Exercise description —
Repeat everything from the first line of the listing below through the line that contains "8.947, 9.474, 10];", exactly. Leave out pictures.

Information supplied —

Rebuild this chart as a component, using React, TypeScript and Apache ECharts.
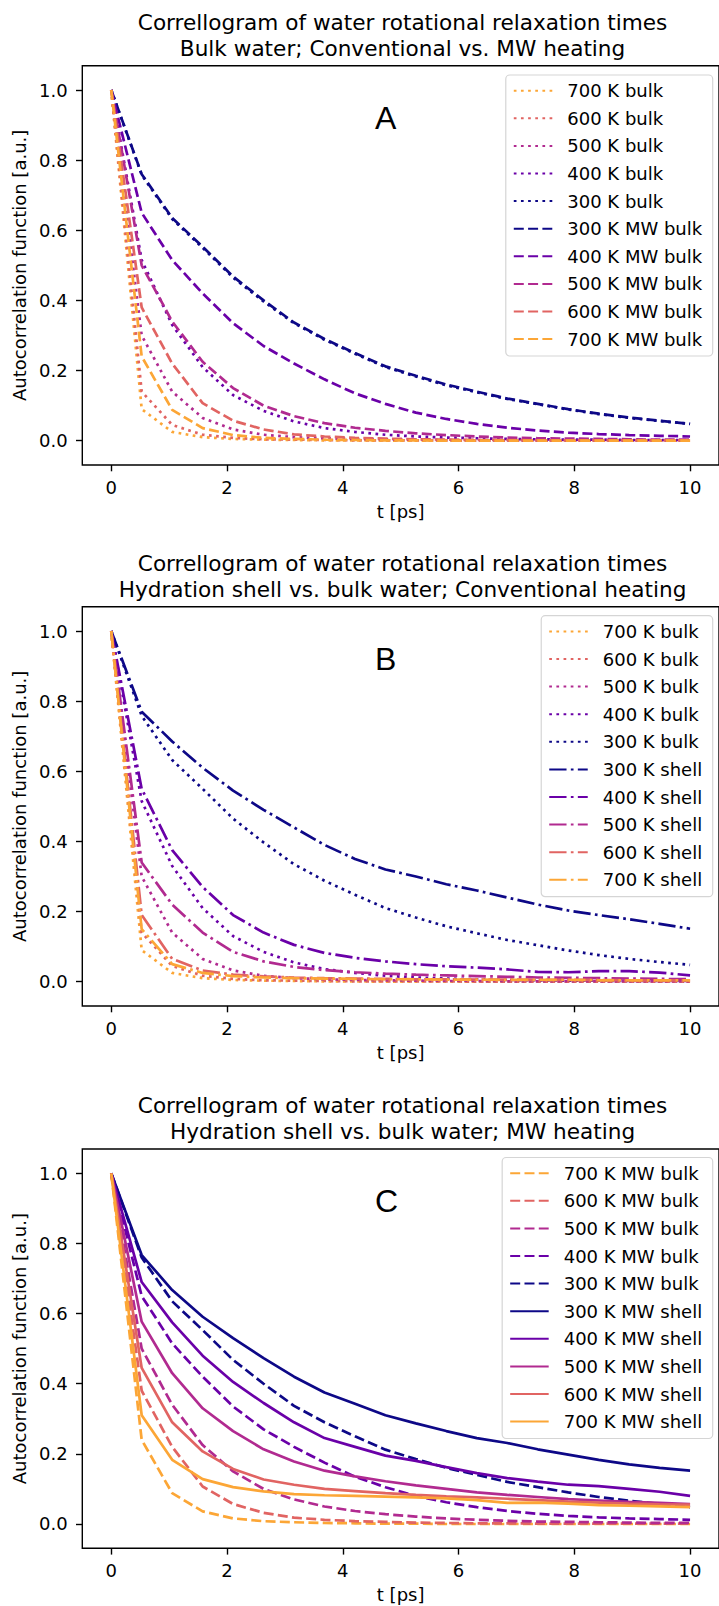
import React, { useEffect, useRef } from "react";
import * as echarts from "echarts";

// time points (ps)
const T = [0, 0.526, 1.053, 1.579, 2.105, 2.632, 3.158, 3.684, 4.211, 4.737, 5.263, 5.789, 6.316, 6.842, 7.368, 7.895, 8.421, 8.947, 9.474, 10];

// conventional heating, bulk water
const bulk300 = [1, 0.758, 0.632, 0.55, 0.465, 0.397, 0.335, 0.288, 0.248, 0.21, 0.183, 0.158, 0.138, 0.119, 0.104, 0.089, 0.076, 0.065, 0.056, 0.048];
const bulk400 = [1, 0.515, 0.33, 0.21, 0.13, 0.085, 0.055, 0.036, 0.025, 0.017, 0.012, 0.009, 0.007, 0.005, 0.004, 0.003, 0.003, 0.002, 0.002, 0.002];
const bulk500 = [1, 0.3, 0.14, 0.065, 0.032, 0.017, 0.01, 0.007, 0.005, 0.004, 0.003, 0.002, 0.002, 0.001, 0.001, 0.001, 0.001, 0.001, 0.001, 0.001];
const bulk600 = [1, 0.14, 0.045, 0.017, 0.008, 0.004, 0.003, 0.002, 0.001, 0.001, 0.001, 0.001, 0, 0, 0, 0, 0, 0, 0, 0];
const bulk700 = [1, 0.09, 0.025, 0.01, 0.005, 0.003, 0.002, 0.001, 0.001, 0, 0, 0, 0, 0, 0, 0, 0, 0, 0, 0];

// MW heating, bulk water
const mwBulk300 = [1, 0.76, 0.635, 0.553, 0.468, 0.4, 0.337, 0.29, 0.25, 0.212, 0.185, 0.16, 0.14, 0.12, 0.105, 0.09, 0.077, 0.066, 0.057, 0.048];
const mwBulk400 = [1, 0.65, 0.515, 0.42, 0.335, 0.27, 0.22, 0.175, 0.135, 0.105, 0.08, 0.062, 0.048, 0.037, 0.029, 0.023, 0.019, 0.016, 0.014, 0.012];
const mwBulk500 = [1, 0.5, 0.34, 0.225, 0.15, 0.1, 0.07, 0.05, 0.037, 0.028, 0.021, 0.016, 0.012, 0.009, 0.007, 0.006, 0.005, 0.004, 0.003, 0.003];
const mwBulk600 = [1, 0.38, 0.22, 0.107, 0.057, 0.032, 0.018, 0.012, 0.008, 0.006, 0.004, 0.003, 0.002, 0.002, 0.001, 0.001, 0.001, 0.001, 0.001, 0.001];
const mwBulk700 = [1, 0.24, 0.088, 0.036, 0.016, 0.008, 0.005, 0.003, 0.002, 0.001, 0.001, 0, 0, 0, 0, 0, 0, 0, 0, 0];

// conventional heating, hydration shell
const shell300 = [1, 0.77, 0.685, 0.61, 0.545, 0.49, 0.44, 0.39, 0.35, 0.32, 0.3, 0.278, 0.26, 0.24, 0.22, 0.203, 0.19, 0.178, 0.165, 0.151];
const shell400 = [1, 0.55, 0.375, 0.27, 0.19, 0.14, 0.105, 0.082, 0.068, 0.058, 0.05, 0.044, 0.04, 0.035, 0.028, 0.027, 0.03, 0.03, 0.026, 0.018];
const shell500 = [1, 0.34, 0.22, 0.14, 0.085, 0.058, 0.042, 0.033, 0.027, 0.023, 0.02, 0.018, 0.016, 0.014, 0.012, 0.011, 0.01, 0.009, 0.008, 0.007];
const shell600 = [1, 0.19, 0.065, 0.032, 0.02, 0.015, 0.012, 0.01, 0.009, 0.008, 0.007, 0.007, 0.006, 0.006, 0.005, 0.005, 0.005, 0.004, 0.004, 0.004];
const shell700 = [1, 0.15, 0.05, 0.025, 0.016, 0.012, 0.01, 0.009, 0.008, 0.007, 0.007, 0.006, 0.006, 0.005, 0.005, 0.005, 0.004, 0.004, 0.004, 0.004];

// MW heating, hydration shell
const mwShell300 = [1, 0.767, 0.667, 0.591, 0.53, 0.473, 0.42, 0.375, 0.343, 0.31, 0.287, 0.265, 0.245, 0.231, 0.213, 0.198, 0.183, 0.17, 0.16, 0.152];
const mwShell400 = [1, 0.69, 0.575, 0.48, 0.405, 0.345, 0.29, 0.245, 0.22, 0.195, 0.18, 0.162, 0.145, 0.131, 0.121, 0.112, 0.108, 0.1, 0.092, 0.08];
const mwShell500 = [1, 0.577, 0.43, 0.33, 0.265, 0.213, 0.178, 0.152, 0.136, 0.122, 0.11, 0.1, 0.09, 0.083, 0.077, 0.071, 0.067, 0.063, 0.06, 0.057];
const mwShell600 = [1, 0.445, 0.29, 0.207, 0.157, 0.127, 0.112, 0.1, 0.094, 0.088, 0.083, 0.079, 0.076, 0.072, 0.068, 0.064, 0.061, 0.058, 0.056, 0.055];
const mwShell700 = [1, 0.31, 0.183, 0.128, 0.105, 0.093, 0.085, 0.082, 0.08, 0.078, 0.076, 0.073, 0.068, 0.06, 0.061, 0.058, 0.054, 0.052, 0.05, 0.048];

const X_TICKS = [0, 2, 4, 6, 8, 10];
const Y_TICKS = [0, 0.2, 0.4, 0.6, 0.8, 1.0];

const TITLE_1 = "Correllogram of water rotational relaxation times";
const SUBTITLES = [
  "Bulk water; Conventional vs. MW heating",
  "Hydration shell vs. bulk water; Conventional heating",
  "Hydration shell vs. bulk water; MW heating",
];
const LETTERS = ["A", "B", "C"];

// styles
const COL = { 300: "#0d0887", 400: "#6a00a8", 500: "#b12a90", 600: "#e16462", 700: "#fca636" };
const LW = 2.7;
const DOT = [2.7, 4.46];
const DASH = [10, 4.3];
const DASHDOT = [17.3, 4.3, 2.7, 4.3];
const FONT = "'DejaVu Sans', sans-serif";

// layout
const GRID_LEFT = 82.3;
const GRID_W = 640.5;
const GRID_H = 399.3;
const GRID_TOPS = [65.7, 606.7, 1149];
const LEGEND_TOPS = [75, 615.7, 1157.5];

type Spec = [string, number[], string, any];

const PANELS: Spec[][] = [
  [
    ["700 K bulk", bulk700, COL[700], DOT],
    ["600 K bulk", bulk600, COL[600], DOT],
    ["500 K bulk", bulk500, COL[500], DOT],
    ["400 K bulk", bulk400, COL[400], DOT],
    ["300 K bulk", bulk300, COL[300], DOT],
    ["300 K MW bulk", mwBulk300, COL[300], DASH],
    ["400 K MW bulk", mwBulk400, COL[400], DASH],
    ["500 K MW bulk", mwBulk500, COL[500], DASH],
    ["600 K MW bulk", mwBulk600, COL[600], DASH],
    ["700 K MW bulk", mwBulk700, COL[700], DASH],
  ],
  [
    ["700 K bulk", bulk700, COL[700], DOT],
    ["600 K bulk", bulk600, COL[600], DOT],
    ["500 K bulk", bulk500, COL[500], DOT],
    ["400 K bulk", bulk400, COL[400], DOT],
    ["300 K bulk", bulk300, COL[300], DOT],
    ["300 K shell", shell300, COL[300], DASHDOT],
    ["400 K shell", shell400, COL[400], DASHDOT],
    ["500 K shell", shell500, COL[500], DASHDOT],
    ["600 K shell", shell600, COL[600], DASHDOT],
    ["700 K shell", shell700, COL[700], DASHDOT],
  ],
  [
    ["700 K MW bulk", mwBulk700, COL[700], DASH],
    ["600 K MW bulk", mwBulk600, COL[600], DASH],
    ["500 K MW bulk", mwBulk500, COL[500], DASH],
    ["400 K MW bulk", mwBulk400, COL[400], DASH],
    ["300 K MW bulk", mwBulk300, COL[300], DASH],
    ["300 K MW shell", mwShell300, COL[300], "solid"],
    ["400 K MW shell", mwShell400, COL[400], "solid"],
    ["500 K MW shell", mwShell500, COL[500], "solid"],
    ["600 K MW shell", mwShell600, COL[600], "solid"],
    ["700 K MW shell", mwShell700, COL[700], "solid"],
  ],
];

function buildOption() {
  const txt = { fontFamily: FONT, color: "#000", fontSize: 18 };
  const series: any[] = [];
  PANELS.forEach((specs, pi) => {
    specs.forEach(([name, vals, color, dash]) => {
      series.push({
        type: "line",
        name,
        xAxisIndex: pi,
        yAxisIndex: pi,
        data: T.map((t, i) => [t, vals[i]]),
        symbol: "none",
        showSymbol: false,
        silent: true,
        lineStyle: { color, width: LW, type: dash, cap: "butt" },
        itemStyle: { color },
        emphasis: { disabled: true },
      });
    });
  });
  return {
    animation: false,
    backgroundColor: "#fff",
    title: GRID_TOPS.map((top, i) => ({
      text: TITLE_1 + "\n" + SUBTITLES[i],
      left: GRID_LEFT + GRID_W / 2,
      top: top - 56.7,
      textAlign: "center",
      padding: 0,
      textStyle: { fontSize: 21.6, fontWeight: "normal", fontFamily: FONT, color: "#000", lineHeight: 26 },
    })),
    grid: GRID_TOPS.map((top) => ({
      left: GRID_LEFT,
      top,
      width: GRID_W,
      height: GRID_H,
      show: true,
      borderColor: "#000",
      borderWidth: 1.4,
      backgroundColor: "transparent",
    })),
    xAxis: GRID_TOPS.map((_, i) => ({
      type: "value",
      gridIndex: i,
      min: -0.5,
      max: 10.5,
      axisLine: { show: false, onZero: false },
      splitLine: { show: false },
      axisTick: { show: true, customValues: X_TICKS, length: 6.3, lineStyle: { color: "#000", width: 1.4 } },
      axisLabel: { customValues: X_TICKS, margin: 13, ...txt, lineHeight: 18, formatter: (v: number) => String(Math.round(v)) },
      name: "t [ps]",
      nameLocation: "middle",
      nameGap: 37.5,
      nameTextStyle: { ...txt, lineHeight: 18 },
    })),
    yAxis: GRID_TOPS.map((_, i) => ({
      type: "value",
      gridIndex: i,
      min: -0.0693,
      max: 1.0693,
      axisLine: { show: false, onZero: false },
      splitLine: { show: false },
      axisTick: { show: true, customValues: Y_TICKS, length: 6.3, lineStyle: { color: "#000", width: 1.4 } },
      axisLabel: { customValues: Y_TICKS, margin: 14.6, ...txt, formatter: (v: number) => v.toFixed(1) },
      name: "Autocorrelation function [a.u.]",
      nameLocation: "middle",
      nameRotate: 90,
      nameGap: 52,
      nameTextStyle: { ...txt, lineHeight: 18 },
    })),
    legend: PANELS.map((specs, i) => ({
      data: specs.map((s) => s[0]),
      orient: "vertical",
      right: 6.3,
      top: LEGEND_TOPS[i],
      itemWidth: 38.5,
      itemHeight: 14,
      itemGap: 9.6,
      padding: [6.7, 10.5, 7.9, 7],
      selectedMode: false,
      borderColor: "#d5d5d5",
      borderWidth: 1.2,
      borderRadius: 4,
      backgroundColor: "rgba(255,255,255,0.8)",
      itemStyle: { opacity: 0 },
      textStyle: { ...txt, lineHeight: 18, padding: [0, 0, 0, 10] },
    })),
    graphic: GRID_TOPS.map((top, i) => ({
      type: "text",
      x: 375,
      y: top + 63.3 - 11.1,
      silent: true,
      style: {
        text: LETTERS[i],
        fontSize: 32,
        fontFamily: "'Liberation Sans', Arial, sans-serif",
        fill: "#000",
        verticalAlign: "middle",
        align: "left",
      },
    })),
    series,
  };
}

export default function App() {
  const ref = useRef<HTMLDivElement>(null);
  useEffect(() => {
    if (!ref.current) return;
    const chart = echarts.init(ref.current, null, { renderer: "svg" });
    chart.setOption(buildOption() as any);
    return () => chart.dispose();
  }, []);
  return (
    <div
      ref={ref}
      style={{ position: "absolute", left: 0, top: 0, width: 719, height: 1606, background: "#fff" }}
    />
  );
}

Solved exercise —
Rebuild this chart as a component, using React, TypeScript and Apache ECharts.
import React, { useEffect, useRef } from "react";
import * as echarts from "echarts";

// time points (ps)
const T = [0, 0.526, 1.053, 1.579, 2.105, 2.632, 3.158, 3.684, 4.211, 4.737, 5.263, 5.789, 6.316, 6.842, 7.368, 7.895, 8.421, 8.947, 9.474, 10];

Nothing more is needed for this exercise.